Türk düşmanlığından ötürü kimi kitapları (Karamazov Kardeşler'de 27 sayfalık bir bölüm)sansürlenmiş,kitaplarında politik görüşlere de yer verdiği için(budala'da prens Mışkin'in hastane anılarını,idam mahkumlarına yapılanların haksız bir zulüm ve ceza olduğuna dair görüşlerini anlattığı bölüm örnek olarak verilebilir-ben de böyle okumuştum,walla diom-)nobel ödülü verilmediği iddia edilen,19.yy Rus yazarı.Kumarbaz ve Ölüler Evinden Anılar romanlarının baş kahramanının Yazarın ta kendisi olduğu ama başka karakterler üzerinden anlattığı rivayet edilir.
türkiyede sanki sansürlenmiş bir yazar. ilköğretimi hatırlıyorum, liseyi hatırlıyorum. türkçe-edebiyat derslerinde yok sevgi kelebeği yok aşk üçgeni yok aborjinin hayatı gibi salak saçma kitapları zorla okuturlardı. nedense dosteyevski gibi tolstoy gibi gogol gibilerini okutmadılar. hep neden diye düşünürüm adını duydukça. neden bu şaheserleri okutmadılarda beşinci sınıf kırtasiyelerde satılan, osuruktan kitapçıkları okuttular. doğru ya. bizim eğitim sistemimiz zaten dershaneler üzerine, rüşvetler üzerine, ezber üzerine kurulu.
1881'de ölmüş edebiyatçı. ilk kez 1901'de verilen nobel edebiyat ödülü, türlü ibnelikler yaptığı ve politik yazılar yazdığı için kendisine verilmemiştir. böyle de enteresan bir adamdır.
tolstoy' u sevmezdi.
iyi adamdı.
zavalli insan ruhuyla oyun hamuru gibi oynayan yazar, suc ve ceza'nin karanlik satirlari arasina sunu sikistirmis:

"insan kendini kandirabildigi olcude mutludur, kendini en iyi kandiran insan, en mutlu insandir." nokta.

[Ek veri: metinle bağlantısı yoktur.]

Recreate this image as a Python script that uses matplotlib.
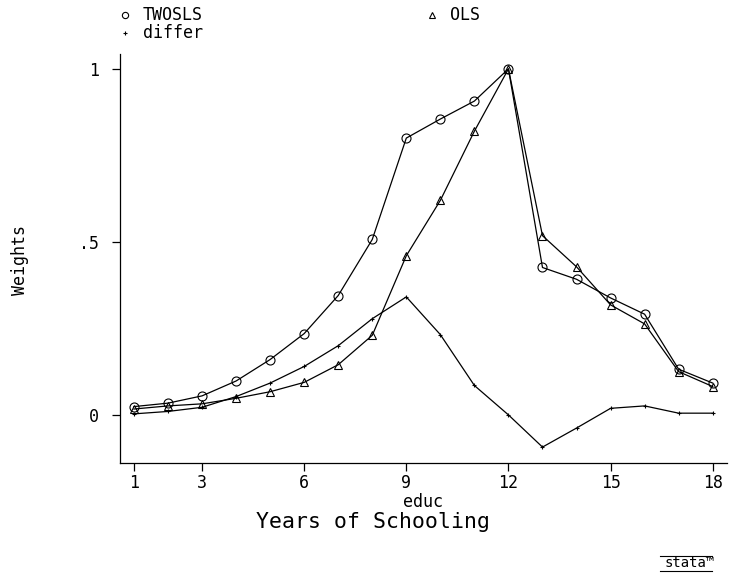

eziyor geciyor bence. acimiyor.
öğrencilik hayatının olmazsa olmaz yazarıdır. kitapları okutulur, tavsiye edilir, beş sayfayı geçmemek şartı ile kompozisyonu istenir.
Bir kaç tane daha kitap yazması için ömrümden 1-2 seneyi hiç acımadan verebileciğim yazar. Bana göre çok erken vefat etmiştir. kafasındaki en büyük romanını(bir günahkarın anıları) yazamadan vefat etmiştir.
ömrü sefalet içinde geçmiş, kelimelere istediği gibi hükmedebilen, insanın bastırdığı duyguları mükemmel bir üslupla ele almış, saralı dahi yazar.

sokakta gördüğü yoksullara yemek ısmarlar para karşılığı onların hayat hikayelerini dinlermiş. aşık olduğu kadınlar genellikle evli olmuştur. bu açıdan mazoist sayabiliriz. gogol'dan etkilenmiştir. yer altından notlar kitabı şiddetle tavsiye edilir.
romanları sayesinde ruslar ve turkler arasında pek çok ortak nokta olduğunu anlamamızı sağlayan (bkz: çay), (bkz: semaver) vb, hayatla ilgili tespitleri sayesinde deneyimlerinizden bile fazla ders çıkarabileceğiniz bazı romanlarını okurken çok acı çektiğine şahit olacağınız (bkz: üstat).
1821 de rusya'da doğdu 1881'de petersburg'da öldü petersburg'da mühendislik okulunu bitirmesine rağmen kişisel eğilimlerine uygun olarak edebiyat dünyasını seçmekte gecikmedi yaşamı aşırı umutsuzluklar ve mucizevi sevinçlerle dolu olan dostoyevski insan psikolojisini incelemede en büyük ustadır.
"Para saadet getirmez, sadece mutluluğun dekorları için gereklidir."
tüm eserlerinde yeraltına doğru iter adamı. daha dibe daha karanlığa, sarsılıp kendine geldiğinde çoktan orta dünyada bulursunuz kendinizi.
SUÇ ve CEZA /
Sefalet içinde yaşayan, üniversite ile ilişkisi kesilmiş genç Raskolnikov, kendince bir kuram geliştirir ve hem kendisinin hem de yakınlarının sıkıntısına bir anda son vermek için, yaşamayı hak etmediğini düşündüğü, yaşlı, hastalıklı, insafsız, kaçık bir tefeci kadını öldürmeye karar verir. Yazar, ilk bakışta bir polisiye romanını çağrıştıran bu metinde, insan ruhunu bir kez daha büyük bir sınav ile karşı karşıya getirir. Bizce yaşamayı hak etmediğine inandığımız bir insanı, kendi açımızdan geçerli nedenlerle öldürmek, aklın gerekçeleri ile ruhun sesini susturmak mümkün müdür? Bir çıkış yolu arayan yalnız insanlann yolunu aydınlatmaya çalışan yazar, Raskolnikov'un işlediği suçun peşinde, varoluşun derinliklerinde dolaştırır okuru.